Classification propagation enables classifications associated to an entity to be automatically associated with other related entities of the entity. This is very useful in dealing with scenarios where a dataset derives it data from other datasets - like a table loaded with data in a file, a report generated from a table/view, etc. For example, when a table is classified as "PII", tables or views that derive data from this table (via CTAS or ‘create view’ operation) will be automatically classified as "PII".
Consider the following lineage where data from a 'hdfs_path' entity is loaded into a table, which is further made available through views. We will go through various scenarios to understand the classification propagation feature.
When classification ‘PII’ is added to 'hdfs_path' entity, the classification is propagated to all impacted entities in the lineage path, including 'employees' table, views 'us_employees' and 'uk_employees' - as shown below.

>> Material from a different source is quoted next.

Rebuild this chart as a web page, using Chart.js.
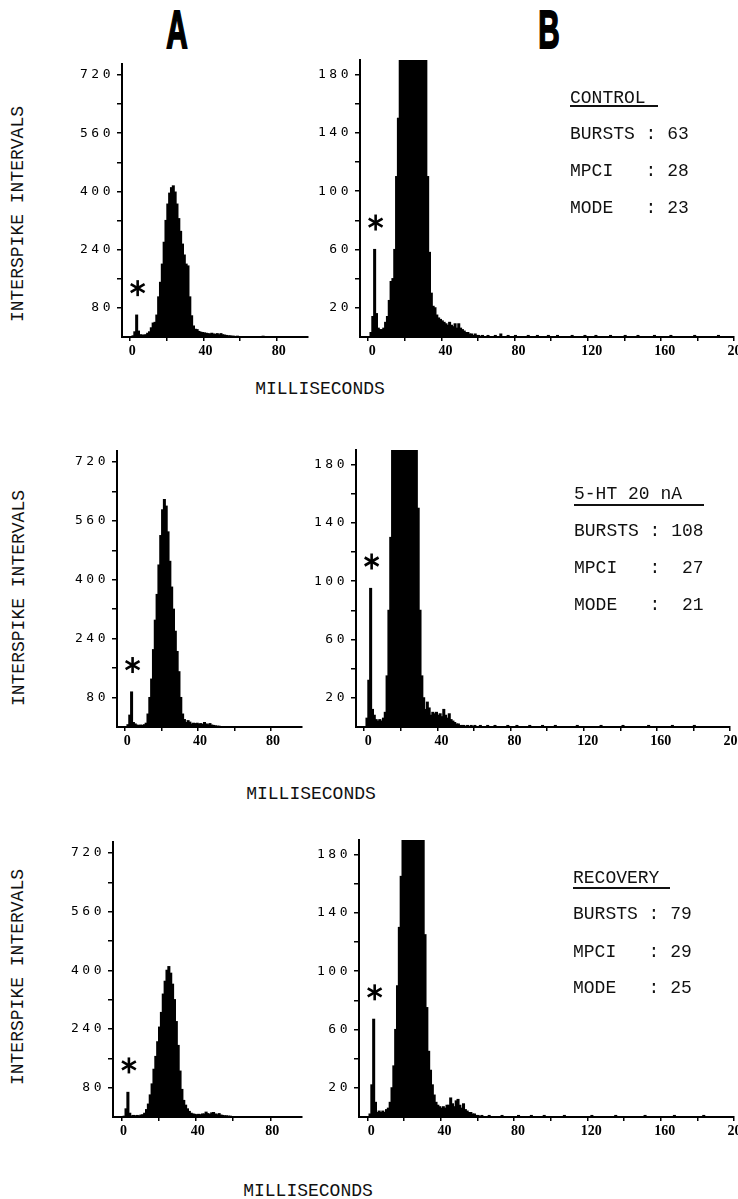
<!DOCTYPE html>
<html>
<head>
<meta charset="utf-8">
<script src="https://cdn.jsdelivr.net/npm/chart.js@4.4.1/dist/chart.umd.min.js"></script>
<style>
  html, body { margin: 0; padding: 0; background: #fff; }
  body { width: 738px; height: 1199px; position: relative; overflow: hidden; }
  .type { position: absolute; font-family: "Liberation Mono", "DejaVu Sans Mono", monospace; font-size: 18px; line-height: 20px; color: #111; white-space: pre; }
  .head { position: absolute; font-family: "Liberation Sans", Arial, sans-serif; font-weight: bold; font-size: 54px; line-height: 54px; color: #000;
          transform: translate(-50%, -50%) scaleX(0.55); -webkit-text-stroke: 2px #000; }
  .ytitle { position: absolute; width: 300px; text-align: center; transform: translate(-50%, -50%) rotate(-90deg); }
  .xtitle { position: absolute; width: 300px; text-align: center; transform: translateX(-50%); }
  .rule { position: absolute; height: 2px; background: #111; }
</style>
</head>
<body>
<div class="head" style="left:177px;top:29px">A</div>
<div class="head" style="left:549px;top:29px">B</div>

<script>
// interspike interval histograms, 1 ms bins starting at 0 ms
var binWidthMs = 1;

var controlCounts = [
  0, 3, 14, 60, 16, 6, 5, 5, 6, 10,
  14, 25, 38, 40, 60, 110, 150, 200, 260, 320,
  365, 395, 410, 415, 398, 365, 325, 290, 255, 225,
  200, 195, 110, 58, 30, 21, 20, 15, 13, 12,
  11, 10, 9, 8, 10, 8, 7, 9, 6, 9,
  6, 5, 4, 3, 3, 2, 2, 1, 2, 1,
  1, 0, 1, 0, 0, 1, 0, 0, 0, 1,
  0, 0, 2, 0, 0, 0, 1, 0, 0, 0,
  1, 0, 0, 0, 0, 0, 0, 1, 0, 0,
  0, 0, 1, 0, 0, 0, 0, 0, 1, 0,
  0, 0, 0, 1, 0, 0, 0, 0, 0, 0,
  0, 1, 0, 0, 0, 0, 0, 0, 1, 0,
  0, 0, 0, 0, 1, 0, 0, 0, 0, 0,
  0, 0, 1, 0, 0, 0, 0, 0, 0, 0,
  1, 0, 0, 0, 0, 0, 0, 1, 0, 0,
  0, 0, 0, 0, 0, 0, 1, 0, 0, 0,
  0, 0, 0, 0, 0, 1, 0, 0, 0, 0,
  0, 0, 0, 0, 0, 0, 0, 0, 1, 0,
  0, 0, 0, 0, 0, 0, 0, 0, 0, 0,
  0, 1, 0, 0, 0, 0, 0, 0, 0, 0
];

var serotoninCounts = [
  0, 6, 32, 95, 12, 8, 5, 4, 5, 4,
  6, 10, 35, 80, 130, 210, 290, 360, 440, 520,
  590, 618, 600, 530, 450, 380, 320, 260, 205, 150,
  80, 35, 20, 12, 17, 13, 8, 10, 9, 10,
  8, 9, 7, 12, 8, 6, 9, 5, 4, 3,
  2, 2, 1, 1, 1, 0, 1, 0, 1, 0,
  1, 0, 0, 1, 0, 0, 0, 1, 0, 0,
  0, 1, 0, 0, 0, 0, 0, 0, 1, 0,
  0, 0, 0, 1, 0, 0, 0, 0, 0, 0,
  1, 0, 0, 0, 0, 0, 0, 1, 0, 0,
  0, 0, 0, 0, 1, 0, 0, 0, 0, 0,
  0, 0, 0, 0, 0, 0, 1, 0, 0, 0,
  0, 0, 0, 0, 0, 0, 0, 0, 0, 1,
  0, 0, 0, 0, 0, 0, 0, 0, 0, 0,
  0, 1, 0, 0, 0, 0, 0, 0, 0, 0,
  0, 0, 0, 0, 0, 1, 0, 0, 0, 0,
  0, 0, 0, 0, 0, 0, 0, 0, 1, 0,
  0, 0, 0, 0, 0, 0, 0, 0, 0, 0,
  1, 0, 0, 0, 0, 0, 0, 0, 0, 0,
  0, 0, 0, 0, 0, 0, 0, 0, 0, 0
];

var recoveryCounts = [
  0, 2, 22, 67, 10, 3, 4, 3, 4, 3,
  5, 6, 10, 20, 35, 60, 90, 130, 165, 205,
  245, 285, 335, 370, 400, 410, 392, 362, 320, 260,
  195, 125, 75, 45, 32, 22, 15, 10, 8, 7,
  6, 7, 6, 8, 8, 13, 9, 7, 11, 12,
  8, 6, 9, 5, 4, 3, 3, 2, 2, 1,
  1, 0, 1, 0, 0, 0, 1, 0, 0, 0,
  0, 0, 0, 1, 0, 0, 0, 0, 0, 0,
  0, 0, 1, 0, 0, 0, 0, 0, 0, 1,
  0, 0, 0, 0, 0, 0, 1, 0, 0, 0,
  0, 0, 0, 0, 0, 0, 0, 1, 0, 0,
  0, 0, 0, 0, 0, 0, 0, 0, 0, 0,
  0, 0, 1, 0, 0, 0, 0, 0, 0, 0,
  0, 0, 0, 0, 0, 1, 0, 0, 0, 0,
  0, 0, 0, 0, 0, 0, 0, 0, 0, 0,
  0, 1, 0, 0, 0, 0, 0, 0, 0, 0,
  0, 0, 0, 0, 0, 0, 0, 1, 0, 0,
  0, 0, 0, 0, 0, 0, 0, 0, 0, 0,
  0, 0, 0, 1, 0, 0, 0, 0, 0, 0,
  0, 0, 0, 0, 0, 0, 0, 0, 0, 0
];

var conditionNames = ["CONTROL", "5-HT 20 nA", "RECOVERY"];
var burstCounts = [63, 108, 79];
var mpciValues = [28, 27, 29];
var modeValues = [23, 21, 25];

var yTicksA = [80, 160, 240, 320, 400, 480, 560, 640, 720];
var yLabelsA = [80, 240, 400, 560, 720];
var yTicksB = [20, 40, 60, 80, 100, 120, 140, 160, 180];
var yLabelsB = [20, 60, 100, 140, 180];
var xTicksA = [0, 20, 40, 60, 80];
var xTicksB = [0, 20, 40, 60, 80, 100, 120, 140, 160, 180, 200];
var xLabels = [0, 40, 80, 120, 160, 200];

var yTitle = "INTERSPIKE INTERVALS";
var xTitle = "MILLISECONDS";

// page layout (pixels)
var rows = [
  { counts: controlCounts,
    a: { axisX: 122, top: 64, right: 308, base: 337 },
    b: { axisX: 360, top: 60, right: 734, base: 337 },
    yTitle: [18, 214], xTitle: [320, 379], info: { left: 570, y: 97, rule: 105, ruleW: 88, lines: [133, 170, 207] } },
  { counts: serotoninCounts,
    a: { axisX: 117, top: 451, right: 302, base: 727 },
    b: { axisX: 356, top: 450, right: 730, base: 727 },
    yTitle: [19, 598], xTitle: [311, 784], info: { left: 574, y: 493, rule: 504, ruleW: 130, lines: [530, 567, 604] } },
  { counts: recoveryCounts,
    a: { axisX: 113, top: 842, right: 302, base: 1117 },
    b: { axisX: 359, top: 840, right: 734, base: 1117 },
    yTitle: [18, 977], xTitle: [308, 1181], info: { left: 573, y: 877, rule: 887, ruleW: 97, lines: [913, 951, 987] } }
];

var scaleA = { xMin: -4.5, xMax: 97, yMax: 750, yTicks: yTicksA, yLabels: yLabelsA, xTicks: xTicksA, labelOffset: 2 };
var scaleB = { xMin: -4.5, xMax: 200, yMax: 190, yTicks: yTicksB, yLabels: yLabelsB, xTicks: xTicksB, labelOffset: 4 };

// asterisk above the short-interval spike
var asteriskPlugin = {
  id: "asterisk",
  afterDatasetsDraw: function(chart) {
    var pts = chart.data.datasets[0].data;
    var k = 0;
    for (var i = 1; i < 9; i++) { if (pts[i].y > pts[k].y) k = i; }
    var x = chart.scales.x.getPixelForValue(pts[k].x) + 1;
    var y = chart.scales.y.getPixelForValue(pts[k].y) - 27;
    var ctx = chart.ctx;
    ctx.save();
    ctx.strokeStyle = "#000";
    ctx.lineWidth = 2.6;
    for (var a = 0; a < 3; a++) {
      var t = Math.PI / 2 + a * Math.PI / 3;
      ctx.beginPath();
      ctx.moveTo(x - 8 * Math.cos(t), y - 8 * Math.sin(t));
      ctx.lineTo(x + 8 * Math.cos(t), y + 8 * Math.sin(t));
      ctx.stroke();
    }
    ctx.restore();
  }
};

// typewriter-like spacing for the count labels
var spacedLabels = {
  id: "spacedLabels",
  beforeDraw: function(chart) {
    var sc = chart.scales.y;
    if (sc._spaced) return;
    var orig = sc.drawLabels;
    sc.drawLabels = function(area) {
      this.ctx.save();
      this.ctx.letterSpacing = "3.5px";
      orig.call(this, area);
      this.ctx.restore();
    };
    sc._spaced = true;
  }
};

function makePanel(box, counts, s) {
  var padTop = 12, padRight = 16, yW = 60, xH = 24;
  var left = box.axisX - yW;
  var top = box.top - padTop;
  var w = box.right - left + padRight;
  var h = box.base - top + xH;

  var cv = document.createElement("canvas");
  cv.width = w;
  cv.height = h;
  cv.style.cssText = "position:absolute;left:" + left + "px;top:" + top + "px;width:" + w + "px;height:" + h + "px";
  document.body.appendChild(cv);

  var points = counts.map(function(c, i) { return { x: i * binWidthMs + binWidthMs / 2, y: c }; });

  new Chart(cv.getContext("2d"), {
    type: "bar",
    data: {
      datasets: [{
        data: points,
        backgroundColor: "#000",
        borderWidth: 0,
        barPercentage: 1,
        categoryPercentage: 1,
        inflateAmount: 0.6,
        clip: 0
      }]
    },
    options: {
      responsive: false,
      animation: false,
      events: [],
      layout: { padding: { top: padTop, right: padRight, left: 0, bottom: 0 } },
      plugins: { legend: { display: false }, tooltip: { enabled: false } },
      scales: {
        x: {
          type: "linear",
          offset: false,
          bounds: "data",
          min: s.xMin,
          max: s.xMax,
          afterBuildTicks: function(ax) { ax.ticks = s.xTicks.map(function(v) { return { value: v }; }); },
          afterFit: function(ax) { ax.height = xH; },
          ticks: {
            autoSkip: false, maxRotation: 0, padding: 2, labelOffset: s.labelOffset, color: "#000",
            font: { family: "'Liberation Serif', serif", size: 14, weight: "bold" },
            callback: function(v) { return xLabels.indexOf(v) >= 0 ? String(v) : ""; }
          },
          grid: { offset: false, drawOnChartArea: false, drawTicks: true, tickLength: 4, color: "#000", lineWidth: 1.5 },
          border: { display: true, color: "#000", width: 2 }
        },
        y: {
          bounds: "data",
          min: 0,
          max: s.yMax,
          afterBuildTicks: function(ax) { ax.ticks = s.yTicks.map(function(v) { return { value: v }; }); },
          afterFit: function(ax) { ax.width = yW; },
          ticks: {
            autoSkip: false, padding: 3, color: "#000",
            font: { family: "'DejaVu Sans Mono', monospace", size: 13 },
            callback: function(v) { return s.yLabels.indexOf(v) >= 0 ? String(v) : ""; }
          },
          grid: { drawOnChartArea: false, drawTicks: true, tickLength: 5, color: "#000", lineWidth: 1.5 },
          border: { display: true, color: "#000", width: 2 }
        }
      }
    },
    plugins: [asteriskPlugin, spacedLabels]
  });
}

function addText(cls, text, x, y) {
  var d = document.createElement("div");
  d.className = "type " + cls;
  d.textContent = text;
  d.style.left = x + "px";
  d.style.top = y + "px";
  document.body.appendChild(d);
  return d;
}

rows.forEach(function(r, i) {
  makePanel(r.a, r.counts, scaleA);
  makePanel(r.b, r.counts, scaleB);

  addText("ytitle", yTitle, r.yTitle[0], r.yTitle[1]);
  addText("xtitle", xTitle, r.xTitle[0], r.xTitle[1]);

  var inf = r.info;
  addText("", conditionNames[i], inf.left, inf.y - 9);
  var rule = document.createElement("div");
  rule.className = "rule";
  rule.style.left = inf.left + "px";
  rule.style.top = inf.rule + "px";
  rule.style.width = inf.ruleW + "px";
  document.body.appendChild(rule);

  var nw = Math.max(String(burstCounts[i]).length, String(mpciValues[i]).length, String(modeValues[i]).length);
  var lines = [
    "BURSTS : " + String(burstCounts[i]).padStart(nw),
    "MPCI   : " + String(mpciValues[i]).padStart(nw),
    "MODE   : " + String(modeValues[i]).padStart(nw)
  ];
  lines.forEach(function(txt, j) { addText("", txt, inf.left, inf.lines[j] - 9); });
});
</script>
</body>
</html>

Any updates to classifications associated with an entity will be seen in all entities the classification is propagated to as well.
When a classification is deleted from an entity, the classification will be removed from all entities the classification is propagated to as well.
When lineage is added between entities, for example to capture loading of data in a file to a table, the classifications associated with the source entity are propagated to all impacted entities as well.
For example, when a view is created from a table, classifications associated with the table are propagated to the newly created view as well.
Case 1: When an entity is deleted, classifications associated with this entity will be removed from all entities the classifications are propagated to.
For example. when employees table is deleted, classifications associated with this table are removed from 'employees_view' view.
Case 2: When an entity is deleted in the middle of a lineage path, the propagation link is broken and previously propagated classifications will be removed from all derived entities of the deleted entity.
For example. when 'us_employees' table is deleted, classifications propagating through this table (PII) are removed from 'ca_employees' table, since the only path of propagation is broken by entity deletion.
Case 3: When an entity is deleted in the middle of a lineage path and if there exists alternate path for propagation, previously propagated classifications will be retained.
For example. when 'us_employees' table is deleted, classifications propagating (PII) through this table are retained in 'ca_employees' table, since there are two propagation paths available and only one of them is broken by entity deletion.
Apache Atlas provides few options to control whether/where a classification is propagated. This section details available options.
Each association of classification to an entity has a boolean flag that controls whether the classification is propagated or not. When a classification is associated with an entity, this flag is set to ‘true’ i.e. the classification will be propagated to all impacted entities. This flag can be updated to desired value during initial association or later.
Apache Atlas supports a flag at lineage edge to enable/disable propagation of classifications through the edge. By default, the propagation is enabled for lineage edges. When the flag is turned off, no classification will be propagated through this edge; and propagation of currently propagated classifications through the edge will be reevaluated, so that they can be removed from impacted entities. When the flag is turned on, propagation of classifications of the source entity will be reevaluated, so that they can be propagated to all impacted entities.
Apache Atlas supports blocking propagation of specific classifications in at lineage edges. This can be useful, for example, to handle scenarios like: a column classified as PII is masked when creating a view; in such scenario, if corresponding column in the created view might not have PII, hence the propagation of PII classification should be blocked. This can be done by updating the lineage edge to add the PII classification in ‘blocked propagated classifications’ list. Classifications in blocked propagated classifications will not be propagated in the derivative/downstream entities.